11/18/2013 9:24:00 AM
Prescott Valley recharge facility brings water savings
Prescott Valley’s North Plains Recharge Project map shows basins, pipelines and monitoring wells.
Courtesy Photo/Town of Prescott Valley
Prescott Valley’s North Plains Recharge Project map shows basins, pipelines and monitoring wells.
Courtesy Photo/Town of Prescott Valley
Cattle graze alongside a recharge basin in Prescott Valley.
Courtesy Photo/Town of Prescott Valley
Cattle graze alongside a recharge basin in Prescott Valley.
Courtesy Photo/Town of Prescott Valley
Special to the Tribune

The first part of a three-phase, reclaimed water recharge facility is up and running in the Town of Prescott Valley.

The town has built five settling basins, at a cost of $1.4 million. The basins are located about one mile north of the advanced sewage treatment plant, west of Fain Road and south of Lakeshore Drive on state trust land that the town leases. The basins have a permitted recharge capacity of 2,400 acre-feet of water per year.

John Munderloh, water resources manager for the town, said settling basins let reclaimed water, or effluent, percolate to the groundwater table about 100 feet below. The water is expected to percolate about a half foot per day. Reclaimed water is first polished by a treatment process, then further refined by moving through the 100 feet of fine-grained soils above the groundwater table.

"The new basins are more efficient than the existing in-channel facility located in the bed of the Agua Fria (River)," Munderloh said. "The in-channel facility uses earthen berms to hold back the water until it percolates, but it's prone to washouts."

Construction of recharge projects by local governments is subject to regulation and intense scrutiny by state and federal agencies, Munderloh said.

The town obtained aquifer protection, underground storage facility, pollution discharge elimination systems, water storage and right-of-way permits from various state agencies for building the basins. It also was required to comply with Federal Emergency Management Agency and U.S. Army Corps of Engineer regulations.
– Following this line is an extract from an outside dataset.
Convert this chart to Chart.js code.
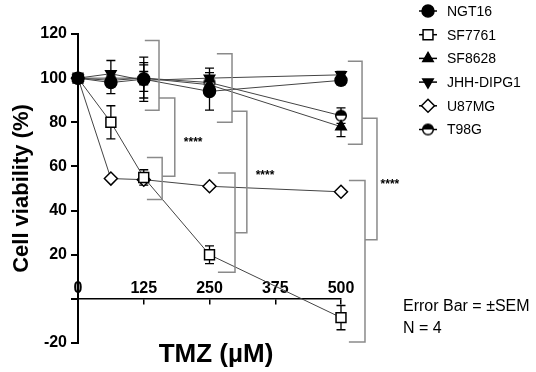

"We completed a complex permitting process that required four years of work," Munderloh added. "These processes are in place to guarantee that the recharged water is treated to established environmental standards."

The Arizona Department of Water Resources administers a permit that requires ongoing monitoring to make sure the project meets state laws. The Arizona Department of Environmental Quality ensures that reclaimed water will not harm water quality.
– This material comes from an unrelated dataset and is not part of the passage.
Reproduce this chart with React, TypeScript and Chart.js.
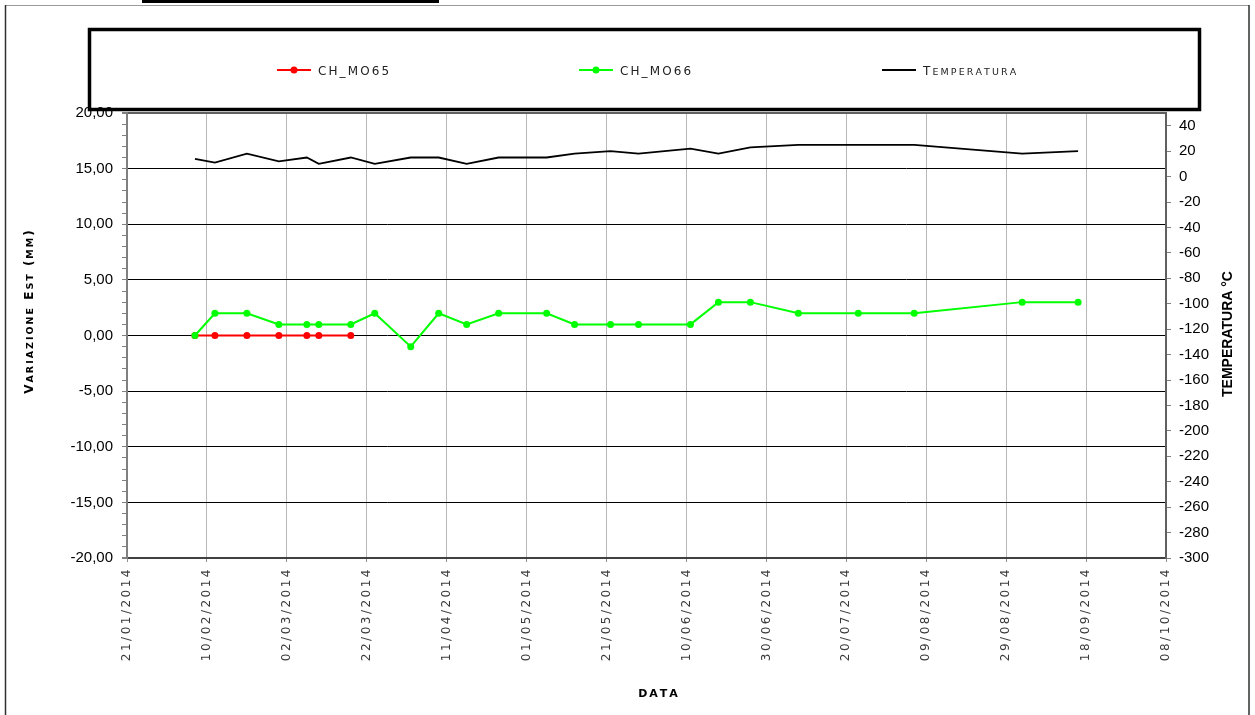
import React, { useEffect, useRef } from "react";
import { Chart, registerables } from "chart.js";

Chart.register(...registerables);

// ---------- data ----------
const X_START = "2014-01-21";
const X_END_DAYS = 260;
const X_STEP_DAYS = 20;

const mo65Dates = ["2014-02-07", "2014-02-12", "2014-02-20", "2014-02-28", "2014-03-07", "2014-03-10", "2014-03-18"];
const mo65Values = [0, 0, 0, 0, 0, 0, 0];

const mo66Dates = [
  "2014-02-07", "2014-02-12", "2014-02-20", "2014-02-28", "2014-03-07", "2014-03-10",
  "2014-03-18", "2014-03-24", "2014-04-02", "2014-04-09", "2014-04-16", "2014-04-24",
  "2014-05-06", "2014-05-13", "2014-05-22", "2014-05-29", "2014-06-11", "2014-06-18",
  "2014-06-26", "2014-07-08", "2014-07-23", "2014-08-06", "2014-09-02", "2014-09-16",
];
const mo66Values = [0, 2, 2, 1, 1, 1, 1, 2, -1, 2, 1, 2, 2, 1, 1, 1, 1, 3, 3, 2, 2, 2, 3, 3];

const tempDates = mo66Dates;
const tempValues = [14, 11, 18, 12, 15, 10, 15, 10, 15, 15, 10, 15, 15, 18, 20, 18, 22, 18, 23, 25, 25, 25, 18, 20];

const Y_MIN = -20;
const Y_MAX = 20;
const Y_MAJOR = 5;
const Y_MINOR = 1;
const T_MIN = -300;
const T_MAX = 50;
const T_STEP = 20;
const T_LAST_LABEL = 40;

const seriesLabels = ["CH_MO65", "CH_MO66", "Temperatura"];
const yTitle = "Variazione Est (mm)";
const y1Title = "TEMPERATURA °C";
const xTitle = "DATA";

// ---------- helpers ----------
const DAY_MS = 86400000;
const startMs = Date.parse(X_START + "T00:00:00Z");
const dayOf = (iso: string) => Math.round((Date.parse(iso + "T00:00:00Z") - startMs) / DAY_MS);
const pad2 = (n: number) => (n < 10 ? "0" + n : "" + n);
const fmtDay = (d: number) => {
  const dt = new Date(startMs + d * DAY_MS);
  return pad2(dt.getUTCDate()) + "/" + pad2(dt.getUTCMonth() + 1) + "/" + dt.getUTCFullYear();
};
const fmtMM = (v: number) => v.toFixed(2).replace(".", ",");

function drawSmallCaps(
  ctx: CanvasRenderingContext2D,
  text: string,
  x: number,
  y: number,
  big: number,
  small: number,
  weight: string,
  family: string,
  spacing: number,
  draw: boolean
) {
  let cx = x;
  const chars = Array.from(text);
  chars.forEach((ch, i) => {
    const lower = ch !== ch.toUpperCase();
    const size = lower ? small : big;
    const c = ch.toUpperCase();
    ctx.font = `${weight} ${size}px ${family}`;
    const w = ctx.measureText(c).width;
    if (draw) ctx.fillText(c, cx, y);
    cx += w + (i < chars.length - 1 ? spacing : 0);
  });
  return cx - x;
}

const decor = {
  id: "decor",
  beforeDraw(chart: any) {
    const ctx = chart.ctx;
    ctx.save();
    ctx.fillStyle = "#ffffff";
    ctx.fillRect(0, 0, chart.width, chart.height);
    ctx.restore();
  },
  afterLayout(chart: any) {
    const sx = chart.scales.x;
    if (sx && !sx.__spaced) {
      const orig = sx.drawLabels;
      sx.drawLabels = function (area: any) {
        const c = this.ctx;
        c.save();
        (c as any).letterSpacing = "2.5px";
        orig.call(this, area);
        c.restore();
      };
      sx.__spaced = true;
    }
  },
  afterDraw(chart: any) {
    const ctx: CanvasRenderingContext2D = chart.ctx;
    const fam = "'DejaVu Sans', sans-serif";
    ctx.save();
    // outer frame
    ctx.strokeStyle = "#9a9a9a";
    ctx.lineWidth = 1;
    ctx.beginPath();
    ctx.moveTo(5, 5.5);
    ctx.lineTo(1249, 5.5);
    ctx.stroke();
    ctx.strokeStyle = "#303030";
    ctx.lineWidth = 1.5;
    ctx.beginPath();
    ctx.moveTo(5.5, 5);
    ctx.lineTo(5.5, 715);
    ctx.moveTo(1249, 5);
    ctx.lineTo(1249, 715);
    ctx.stroke();
    // top cut bar
    ctx.fillStyle = "#000";
    ctx.fillRect(142, 0, 297, 3);

    // legend box
    ctx.strokeStyle = "#000";
    ctx.lineWidth = 3.5;
    ctx.strokeRect(89.5, 29.5, 1110, 80);

    const itemX = [277, 579, 882];
    const ly = 70;
    chart.data.datasets.forEach((ds: any, i: number) => {
      const x0 = itemX[i];
      ctx.strokeStyle = ds.borderColor;
      ctx.lineWidth = 2;
      ctx.beginPath();
      ctx.moveTo(x0, ly);
      ctx.lineTo(x0 + 34, ly);
      ctx.stroke();
      if (ds.pointRadius > 0) {
        ctx.fillStyle = ds.pointBackgroundColor;
        ctx.beginPath();
        ctx.arc(x0 + 17, ly, 3.5, 0, Math.PI * 2);
        ctx.fill();
      }
      ctx.fillStyle = "#222";
      ctx.textAlign = "left";
      ctx.textBaseline = "alphabetic";
      drawSmallCaps(ctx, ds.label, x0 + 41, ly + 4.5, 12, 9.5, "normal", fam, 2.1, true);
    });

    // y title (left), rotated
    ctx.fillStyle = "#000";
    ctx.textAlign = "left";
    ctx.textBaseline = "alphabetic";
    ctx.save();
    ctx.translate(33, 312);
    ctx.rotate(-Math.PI / 2);
    const wy = drawSmallCaps(ctx, yTitle, 0, 0, 12, 9.5, "bold", fam, 2, false);
    drawSmallCaps(ctx, yTitle, -wy / 2, 0, 12, 9.5, "bold", fam, 2, true);
    ctx.restore();

    // y1 title (right), rotated reading upward
    ctx.save();
    ctx.translate(1232, 334);
    ctx.rotate(-Math.PI / 2);
    ctx.font = "bold 14px 'Liberation Sans', Arial, sans-serif";
    ctx.textAlign = "center";
    ctx.fillText(y1Title, 0, 0);
    ctx.restore();

    // x title
    ctx.textAlign = "left";
    const wx = drawSmallCaps(ctx, xTitle, 0, 0, 11, 9.5, "bold", fam, 2, false);
    drawSmallCaps(ctx, xTitle, 658 - wx / 2, 697, 11, 9.5, "bold", fam, 2, true);

    ctx.restore();
  },
};

export default function App() {
  const ref = useRef<HTMLCanvasElement | null>(null);

  useEffect(() => {
    const canvas = ref.current;
    if (!canvas) return;
    const toPts = (dates: string[], vals: number[]) => dates.map((d, i) => ({ x: dayOf(d), y: vals[i] }));

    const chart = new Chart(canvas, {
      type: "line",
      data: {
        datasets: [
          {
            label: seriesLabels[0],
            data: toPts(mo65Dates, mo65Values),
            borderColor: "#ff0000",
            backgroundColor: "#ff0000",
            pointBackgroundColor: "#ff0000",
            pointBorderColor: "#ff0000",
            borderWidth: 2,
            pointRadius: 3.5,
            pointBorderWidth: 0,
            tension: 0,
            yAxisID: "y",
            order: 1,
          },
          {
            label: seriesLabels[1],
            data: toPts(mo66Dates, mo66Values),
            borderColor: "#00ff00",
            backgroundColor: "#00ff00",
            pointBackgroundColor: "#00ff00",
            pointBorderColor: "#00ff00",
            borderWidth: 2,
            pointRadius: 3.5,
            pointBorderWidth: 0,
            tension: 0,
            yAxisID: "y",
            order: 0,
          },
          {
            label: seriesLabels[2],
            data: toPts(tempDates, tempValues),
            borderColor: "#000000",
            backgroundColor: "#000000",
            pointBackgroundColor: "#000000",
            borderWidth: 1.8,
            pointRadius: 0,
            tension: 0,
            yAxisID: "y1",
            order: 2,
          },
        ],
      },
      options: {
        responsive: false,
        animation: false,
        events: [],
        layout: { padding: { top: 113, left: 0, right: 0, bottom: 0 } },
        plugins: {
          legend: { display: false },
          tooltip: { enabled: false },
          title: { display: false },
        },
        scales: {
          x: {
            type: "linear",
            position: "bottom",
            min: 0,
            max: X_END_DAYS,
            afterBuildTicks: (s: any) => {
              const t = [];
              for (let d = 0; d <= X_END_DAYS; d += X_STEP_DAYS) t.push({ value: d });
              s.ticks = t;
            },
            afterFit: (s: any) => {
              s.height = 157;
            },
            ticks: {
              autoSkip: false,
              minRotation: 90,
              maxRotation: 90,
              padding: 5,
              color: "#3a3a3a",
              font: { family: "'DejaVu Sans', sans-serif", size: 12 },
              callback: (v: any) => fmtDay(Number(v)),
            },
            grid: { color: "#b8b8b8", lineWidth: 1, tickLength: 4, tickColor: "#909090" },
            border: { color: "#404040", width: 2 },
          },
          y: {
            type: "linear",
            position: "left",
            min: Y_MIN,
            max: Y_MAX,
            afterBuildTicks: (s: any) => {
              const t = [];
              for (let v = Y_MIN; v <= Y_MAX; v += Y_MINOR) t.push({ value: v });
              s.ticks = t;
            },
            afterFit: (s: any) => {
              s.width = 127;
            },
            ticks: {
              autoSkip: false,
              padding: 9,
              color: "#000",
              font: { family: "'Liberation Sans', Arial, sans-serif", size: 15 },
              callback: (v: any) => (Number(v) % Y_MAJOR === 0 ? fmtMM(Number(v)) : ""),
            },
            grid: {
              color: (c: any) => {
                const v = c.tick ? c.tick.value : 0;
                if (v === Y_MAX || v === Y_MIN) return "#606060";
                return v % Y_MAJOR === 0 ? "#000000" : "rgba(0,0,0,0)";
              },
              lineWidth: (c: any) => {
                const v = c.tick ? c.tick.value : 0;
                return v === Y_MAX || v === Y_MIN ? 2 : 1;
              },
              tickLength: 5,
              tickColor: "#808080",
            },
            border: { color: "#808080", width: 2 },
          },
          y1: {
            type: "linear",
            position: "right",
            min: T_MIN,
            max: T_MAX,
            afterBuildTicks: (s: any) => {
              const t = [];
              for (let v = T_MIN; v <= T_LAST_LABEL; v += T_STEP) t.push({ value: v });
              s.ticks = t;
            },
            afterFit: (s: any) => {
              s.width = 89;
            },
            ticks: {
              autoSkip: false,
              padding: 8,
              color: "#000",
              font: { family: "'Liberation Sans', Arial, sans-serif", size: 15 },
              callback: (v: any) => String(v),
            },
            grid: { drawOnChartArea: false, tickLength: 5, tickColor: "#808080" },
            border: { color: "#606060", width: 2 },
          },
        },
      },
      plugins: [decor as any],
    } as any);

    return () => chart.destroy();
  }, []);

  return (
    <div style={{ position: "absolute", left: 0, top: 0, width: 1255, height: 715, background: "#fff" }}>
      <canvas ref={ref} width={1255} height={715} style={{ display: "block", width: 1255, height: 715 }} />
    </div>
  );
}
Prescott Valley Mayor Harvey Skoog said the new basins will significantly increase the amount of recharge credits that the town can accumulate. Recharge credits are like a bank account for water using the aquifer as a vault.

"Water supplies are extremely important to the town, and by putting water back into the ground we come one step closer to meeting our water management goal of safe yield," he said.
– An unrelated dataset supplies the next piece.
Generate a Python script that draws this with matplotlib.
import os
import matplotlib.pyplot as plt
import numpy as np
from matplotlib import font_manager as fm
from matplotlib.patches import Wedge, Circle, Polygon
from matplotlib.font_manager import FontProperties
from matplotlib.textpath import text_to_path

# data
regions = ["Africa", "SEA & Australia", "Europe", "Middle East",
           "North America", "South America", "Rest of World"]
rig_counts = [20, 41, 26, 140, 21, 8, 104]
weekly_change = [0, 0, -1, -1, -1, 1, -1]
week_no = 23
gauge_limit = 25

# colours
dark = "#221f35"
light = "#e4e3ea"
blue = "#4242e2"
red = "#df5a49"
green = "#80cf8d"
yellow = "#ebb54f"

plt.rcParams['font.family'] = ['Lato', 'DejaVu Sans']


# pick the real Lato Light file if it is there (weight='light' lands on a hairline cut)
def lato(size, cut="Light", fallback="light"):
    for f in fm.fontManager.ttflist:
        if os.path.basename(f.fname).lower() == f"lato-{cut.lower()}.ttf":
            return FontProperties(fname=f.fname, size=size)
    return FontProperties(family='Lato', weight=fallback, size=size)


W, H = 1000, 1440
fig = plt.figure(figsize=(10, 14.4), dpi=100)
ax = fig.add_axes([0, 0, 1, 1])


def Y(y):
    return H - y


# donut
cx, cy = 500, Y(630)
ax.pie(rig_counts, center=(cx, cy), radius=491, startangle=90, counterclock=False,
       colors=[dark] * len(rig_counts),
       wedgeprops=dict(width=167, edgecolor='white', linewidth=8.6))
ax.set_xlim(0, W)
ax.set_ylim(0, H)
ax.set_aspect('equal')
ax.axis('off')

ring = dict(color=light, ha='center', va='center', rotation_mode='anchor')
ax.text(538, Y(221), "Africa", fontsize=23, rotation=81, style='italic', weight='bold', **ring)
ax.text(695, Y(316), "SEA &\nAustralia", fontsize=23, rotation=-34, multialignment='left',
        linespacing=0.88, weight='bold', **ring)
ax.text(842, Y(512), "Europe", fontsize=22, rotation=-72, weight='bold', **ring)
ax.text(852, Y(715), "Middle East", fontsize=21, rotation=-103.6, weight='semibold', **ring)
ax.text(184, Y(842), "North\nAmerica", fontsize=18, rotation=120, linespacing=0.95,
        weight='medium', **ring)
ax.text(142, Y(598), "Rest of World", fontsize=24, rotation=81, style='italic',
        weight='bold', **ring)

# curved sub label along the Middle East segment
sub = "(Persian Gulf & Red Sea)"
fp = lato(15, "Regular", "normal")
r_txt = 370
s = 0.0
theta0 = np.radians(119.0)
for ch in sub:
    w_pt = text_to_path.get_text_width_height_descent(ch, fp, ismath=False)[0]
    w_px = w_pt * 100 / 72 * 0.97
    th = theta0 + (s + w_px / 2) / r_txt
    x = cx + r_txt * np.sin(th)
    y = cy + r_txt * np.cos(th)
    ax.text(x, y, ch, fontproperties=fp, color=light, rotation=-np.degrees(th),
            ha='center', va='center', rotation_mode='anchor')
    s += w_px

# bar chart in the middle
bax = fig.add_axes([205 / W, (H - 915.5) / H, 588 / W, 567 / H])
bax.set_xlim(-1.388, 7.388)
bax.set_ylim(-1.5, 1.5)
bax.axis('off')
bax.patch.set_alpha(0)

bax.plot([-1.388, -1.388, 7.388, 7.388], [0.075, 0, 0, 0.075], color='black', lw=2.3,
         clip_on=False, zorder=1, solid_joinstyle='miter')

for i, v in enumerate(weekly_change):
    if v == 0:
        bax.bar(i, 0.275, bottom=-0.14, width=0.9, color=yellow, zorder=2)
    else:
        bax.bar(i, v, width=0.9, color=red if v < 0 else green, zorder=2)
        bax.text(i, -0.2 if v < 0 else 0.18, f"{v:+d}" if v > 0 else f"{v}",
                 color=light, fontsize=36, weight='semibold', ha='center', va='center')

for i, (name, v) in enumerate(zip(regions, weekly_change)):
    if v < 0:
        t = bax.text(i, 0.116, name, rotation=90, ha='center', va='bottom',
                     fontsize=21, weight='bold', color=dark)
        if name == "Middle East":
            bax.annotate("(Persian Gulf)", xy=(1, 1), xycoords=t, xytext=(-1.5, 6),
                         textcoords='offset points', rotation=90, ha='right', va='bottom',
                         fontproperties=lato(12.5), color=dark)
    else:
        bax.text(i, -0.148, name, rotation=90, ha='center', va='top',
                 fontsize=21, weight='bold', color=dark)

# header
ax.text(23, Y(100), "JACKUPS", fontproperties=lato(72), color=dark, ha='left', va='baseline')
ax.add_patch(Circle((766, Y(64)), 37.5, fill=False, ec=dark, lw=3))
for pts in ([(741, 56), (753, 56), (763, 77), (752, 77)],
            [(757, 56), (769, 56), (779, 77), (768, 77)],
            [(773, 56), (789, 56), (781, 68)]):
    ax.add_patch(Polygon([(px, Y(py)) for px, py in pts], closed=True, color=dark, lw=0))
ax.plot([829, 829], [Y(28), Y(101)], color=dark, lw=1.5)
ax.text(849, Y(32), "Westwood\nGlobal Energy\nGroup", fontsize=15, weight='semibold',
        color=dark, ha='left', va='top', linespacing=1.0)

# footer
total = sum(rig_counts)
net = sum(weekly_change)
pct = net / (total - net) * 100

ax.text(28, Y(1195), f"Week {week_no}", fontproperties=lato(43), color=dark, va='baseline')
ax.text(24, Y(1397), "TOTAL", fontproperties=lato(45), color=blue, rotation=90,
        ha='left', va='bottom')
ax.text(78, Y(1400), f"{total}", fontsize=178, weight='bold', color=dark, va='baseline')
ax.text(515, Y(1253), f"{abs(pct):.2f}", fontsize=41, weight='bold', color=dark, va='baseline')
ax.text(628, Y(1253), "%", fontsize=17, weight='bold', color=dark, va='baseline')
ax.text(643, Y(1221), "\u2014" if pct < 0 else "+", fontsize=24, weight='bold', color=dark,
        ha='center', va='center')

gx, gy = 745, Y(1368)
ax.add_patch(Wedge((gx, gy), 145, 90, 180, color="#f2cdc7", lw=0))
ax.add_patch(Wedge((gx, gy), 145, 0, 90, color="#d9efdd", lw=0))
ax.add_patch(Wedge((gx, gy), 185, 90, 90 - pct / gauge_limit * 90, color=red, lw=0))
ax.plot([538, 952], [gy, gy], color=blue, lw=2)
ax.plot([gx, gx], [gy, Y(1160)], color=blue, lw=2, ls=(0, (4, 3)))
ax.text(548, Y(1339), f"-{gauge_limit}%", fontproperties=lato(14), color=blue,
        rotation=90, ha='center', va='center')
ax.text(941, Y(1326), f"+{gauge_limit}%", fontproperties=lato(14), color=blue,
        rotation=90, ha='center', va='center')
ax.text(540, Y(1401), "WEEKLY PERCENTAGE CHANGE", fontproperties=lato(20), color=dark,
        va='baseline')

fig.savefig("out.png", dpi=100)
Safe Yield is reached when groundwater withdrawals equal water going back to the aquifer through natural and artificial recharge processes.

Munderloh said using recharge facilities is included in ADWR's fourth water management plan for the Prescott Active Management Area.

The town will build additional basins as needed, he said, anticipating it will build all three phases of the advanced treatment facility in seven to 10 years. Final recharge capacity is estimated at 4,200 acre-feet of water per year.

The U.S. Bureau of Reclamation's Phoenix Field Office also recently notified the town that it will receive $20,990 in second-year grant money for automating irrigation systems at town parks.

Year-two grant money will pay for installing computerized controls for Granville, Tonto South, Pronghorn, Quailwood, George Anderson and CASA Parks. With the first year grant, the town installed computerized controls at Mountain Valley, Antelope, Tonto North, Sunflower, Viewpoint, Fain and the Community Center Parks.